## The task
Under this line sits a listing. Repeat exactly and only its lines from the one holding "Write the React, TypeScript" through the one holding "svg.attr('width', width).attr('height', height);"; skip pictures.

## Provided data
** BEGIN **
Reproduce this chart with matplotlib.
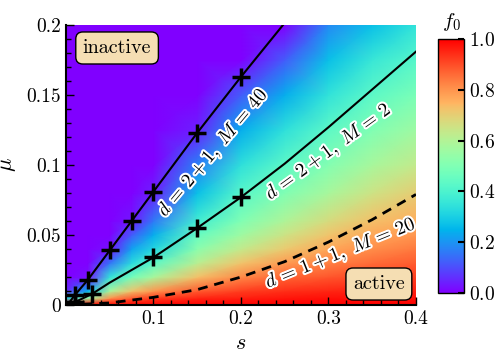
** END **
** BEGIN **
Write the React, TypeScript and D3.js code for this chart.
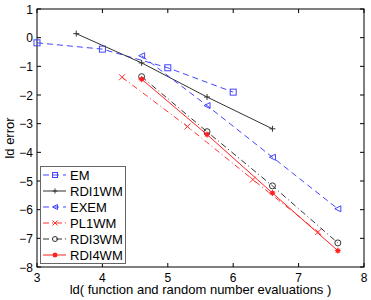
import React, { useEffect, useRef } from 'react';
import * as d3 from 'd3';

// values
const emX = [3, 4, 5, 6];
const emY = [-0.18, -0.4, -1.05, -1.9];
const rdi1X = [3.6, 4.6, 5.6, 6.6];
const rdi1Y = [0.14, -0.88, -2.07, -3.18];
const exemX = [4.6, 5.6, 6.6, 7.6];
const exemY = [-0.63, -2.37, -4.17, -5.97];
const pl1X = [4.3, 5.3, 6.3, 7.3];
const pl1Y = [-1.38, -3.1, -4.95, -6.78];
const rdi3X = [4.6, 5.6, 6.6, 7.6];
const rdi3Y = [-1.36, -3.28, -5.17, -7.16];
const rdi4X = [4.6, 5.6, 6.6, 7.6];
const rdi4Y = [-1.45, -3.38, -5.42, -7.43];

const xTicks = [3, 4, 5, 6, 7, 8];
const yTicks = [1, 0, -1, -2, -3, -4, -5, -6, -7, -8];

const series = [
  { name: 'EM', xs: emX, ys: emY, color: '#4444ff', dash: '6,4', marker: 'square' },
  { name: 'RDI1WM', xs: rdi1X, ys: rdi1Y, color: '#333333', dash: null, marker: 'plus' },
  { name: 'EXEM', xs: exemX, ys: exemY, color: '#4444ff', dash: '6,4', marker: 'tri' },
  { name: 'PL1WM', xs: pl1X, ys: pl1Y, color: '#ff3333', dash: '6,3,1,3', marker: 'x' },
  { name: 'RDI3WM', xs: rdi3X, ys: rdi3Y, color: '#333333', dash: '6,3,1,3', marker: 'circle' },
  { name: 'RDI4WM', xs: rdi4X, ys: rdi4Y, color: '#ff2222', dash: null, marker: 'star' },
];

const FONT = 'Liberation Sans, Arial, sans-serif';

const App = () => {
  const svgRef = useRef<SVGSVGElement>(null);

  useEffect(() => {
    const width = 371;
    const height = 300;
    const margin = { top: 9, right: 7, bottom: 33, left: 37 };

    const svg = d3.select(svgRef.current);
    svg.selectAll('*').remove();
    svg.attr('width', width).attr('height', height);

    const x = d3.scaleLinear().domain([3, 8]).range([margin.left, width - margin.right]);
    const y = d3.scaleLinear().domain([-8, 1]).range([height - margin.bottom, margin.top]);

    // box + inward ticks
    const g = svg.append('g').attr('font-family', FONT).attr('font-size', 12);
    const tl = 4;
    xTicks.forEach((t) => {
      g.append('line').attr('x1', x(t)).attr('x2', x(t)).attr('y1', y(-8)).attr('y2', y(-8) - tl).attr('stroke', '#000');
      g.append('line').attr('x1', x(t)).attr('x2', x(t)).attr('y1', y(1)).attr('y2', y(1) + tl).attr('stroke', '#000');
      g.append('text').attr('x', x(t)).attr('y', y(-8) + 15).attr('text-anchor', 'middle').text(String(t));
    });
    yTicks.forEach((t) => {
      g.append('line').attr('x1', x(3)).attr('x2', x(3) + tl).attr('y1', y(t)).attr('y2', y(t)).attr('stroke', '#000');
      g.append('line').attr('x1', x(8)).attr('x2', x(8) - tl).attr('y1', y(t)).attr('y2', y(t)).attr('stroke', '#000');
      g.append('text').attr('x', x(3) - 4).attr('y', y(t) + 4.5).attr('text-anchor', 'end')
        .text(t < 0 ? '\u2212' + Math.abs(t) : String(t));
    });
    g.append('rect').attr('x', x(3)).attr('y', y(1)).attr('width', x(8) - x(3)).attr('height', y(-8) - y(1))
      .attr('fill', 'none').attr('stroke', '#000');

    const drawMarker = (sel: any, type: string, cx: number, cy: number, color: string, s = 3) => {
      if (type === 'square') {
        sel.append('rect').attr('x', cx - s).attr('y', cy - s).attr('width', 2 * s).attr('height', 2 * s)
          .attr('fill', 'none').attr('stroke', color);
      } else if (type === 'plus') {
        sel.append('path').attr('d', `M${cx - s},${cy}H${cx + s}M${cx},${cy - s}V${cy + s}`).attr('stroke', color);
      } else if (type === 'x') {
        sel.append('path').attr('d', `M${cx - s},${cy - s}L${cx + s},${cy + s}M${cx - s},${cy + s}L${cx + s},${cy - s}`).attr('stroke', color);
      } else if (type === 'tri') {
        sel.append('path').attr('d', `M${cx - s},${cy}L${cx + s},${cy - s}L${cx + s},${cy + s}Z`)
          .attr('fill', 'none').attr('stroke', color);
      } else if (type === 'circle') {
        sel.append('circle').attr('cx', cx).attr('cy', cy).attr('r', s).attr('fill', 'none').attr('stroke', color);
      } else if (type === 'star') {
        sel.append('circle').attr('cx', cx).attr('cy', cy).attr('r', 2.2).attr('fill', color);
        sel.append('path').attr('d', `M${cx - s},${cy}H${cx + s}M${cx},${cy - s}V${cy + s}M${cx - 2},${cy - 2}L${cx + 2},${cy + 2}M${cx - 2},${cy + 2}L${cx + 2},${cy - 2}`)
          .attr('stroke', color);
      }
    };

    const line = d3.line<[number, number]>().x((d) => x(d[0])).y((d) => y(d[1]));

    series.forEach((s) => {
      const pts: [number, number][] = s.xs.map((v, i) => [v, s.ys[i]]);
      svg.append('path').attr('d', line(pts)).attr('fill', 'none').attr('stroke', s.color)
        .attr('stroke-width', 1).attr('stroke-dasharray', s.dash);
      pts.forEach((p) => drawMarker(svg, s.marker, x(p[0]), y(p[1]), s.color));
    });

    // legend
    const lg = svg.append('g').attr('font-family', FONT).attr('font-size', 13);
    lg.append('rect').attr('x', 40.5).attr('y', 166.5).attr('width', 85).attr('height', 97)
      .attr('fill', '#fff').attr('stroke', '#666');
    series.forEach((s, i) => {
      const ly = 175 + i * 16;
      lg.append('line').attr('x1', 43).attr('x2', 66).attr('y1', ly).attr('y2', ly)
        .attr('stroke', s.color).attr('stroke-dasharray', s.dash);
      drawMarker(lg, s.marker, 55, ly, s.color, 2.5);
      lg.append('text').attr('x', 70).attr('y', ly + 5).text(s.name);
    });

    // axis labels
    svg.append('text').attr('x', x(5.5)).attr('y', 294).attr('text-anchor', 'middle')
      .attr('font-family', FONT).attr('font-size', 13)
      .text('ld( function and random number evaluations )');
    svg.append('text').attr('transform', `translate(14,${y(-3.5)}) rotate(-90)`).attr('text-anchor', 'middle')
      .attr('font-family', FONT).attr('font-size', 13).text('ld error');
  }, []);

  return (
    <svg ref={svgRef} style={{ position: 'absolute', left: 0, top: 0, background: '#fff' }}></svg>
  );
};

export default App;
** END **
** BEGIN **
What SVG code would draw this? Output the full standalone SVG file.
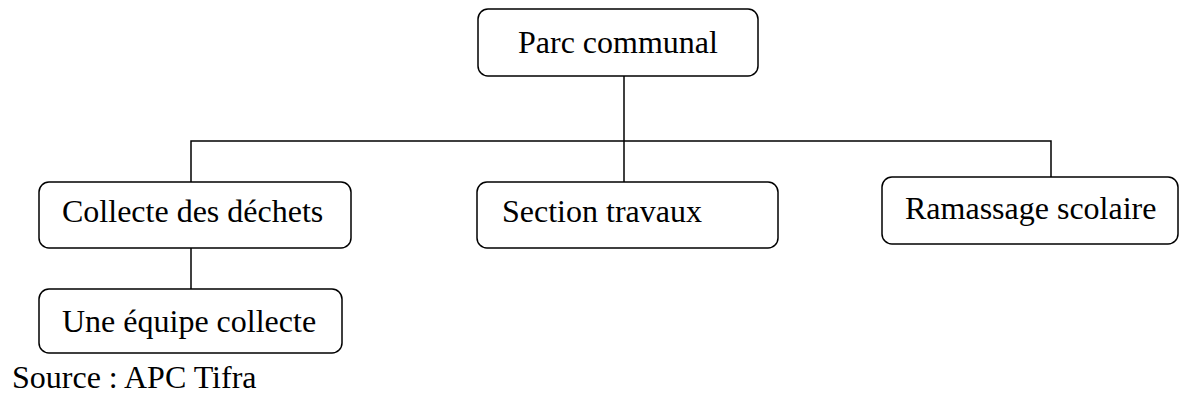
** END **
## Exercise solution
Write the React, TypeScript and D3.js code for this chart.
import React, { useEffect, useRef } from 'react';
import * as d3 from 'd3';

// values
const emX = [3, 4, 5, 6];
const emY = [-0.18, -0.4, -1.05, -1.9];
const rdi1X = [3.6, 4.6, 5.6, 6.6];
const rdi1Y = [0.14, -0.88, -2.07, -3.18];
const exemX = [4.6, 5.6, 6.6, 7.6];
const exemY = [-0.63, -2.37, -4.17, -5.97];
const pl1X = [4.3, 5.3, 6.3, 7.3];
const pl1Y = [-1.38, -3.1, -4.95, -6.78];
const rdi3X = [4.6, 5.6, 6.6, 7.6];
const rdi3Y = [-1.36, -3.28, -5.17, -7.16];
const rdi4X = [4.6, 5.6, 6.6, 7.6];
const rdi4Y = [-1.45, -3.38, -5.42, -7.43];

const xTicks = [3, 4, 5, 6, 7, 8];
const yTicks = [1, 0, -1, -2, -3, -4, -5, -6, -7, -8];

const series = [
  { name: 'EM', xs: emX, ys: emY, color: '#4444ff', dash: '6,4', marker: 'square' },
  { name: 'RDI1WM', xs: rdi1X, ys: rdi1Y, color: '#333333', dash: null, marker: 'plus' },
  { name: 'EXEM', xs: exemX, ys: exemY, color: '#4444ff', dash: '6,4', marker: 'tri' },
  { name: 'PL1WM', xs: pl1X, ys: pl1Y, color: '#ff3333', dash: '6,3,1,3', marker: 'x' },
  { name: 'RDI3WM', xs: rdi3X, ys: rdi3Y, color: '#333333', dash: '6,3,1,3', marker: 'circle' },
  { name: 'RDI4WM', xs: rdi4X, ys: rdi4Y, color: '#ff2222', dash: null, marker: 'star' },
];

const FONT = 'Liberation Sans, Arial, sans-serif';

const App = () => {
  const svgRef = useRef<SVGSVGElement>(null);

  useEffect(() => {
    const width = 371;
    const height = 300;
    const margin = { top: 9, right: 7, bottom: 33, left: 37 };

    const svg = d3.select(svgRef.current);
    svg.selectAll('*').remove();
    svg.attr('width', width).attr('height', height);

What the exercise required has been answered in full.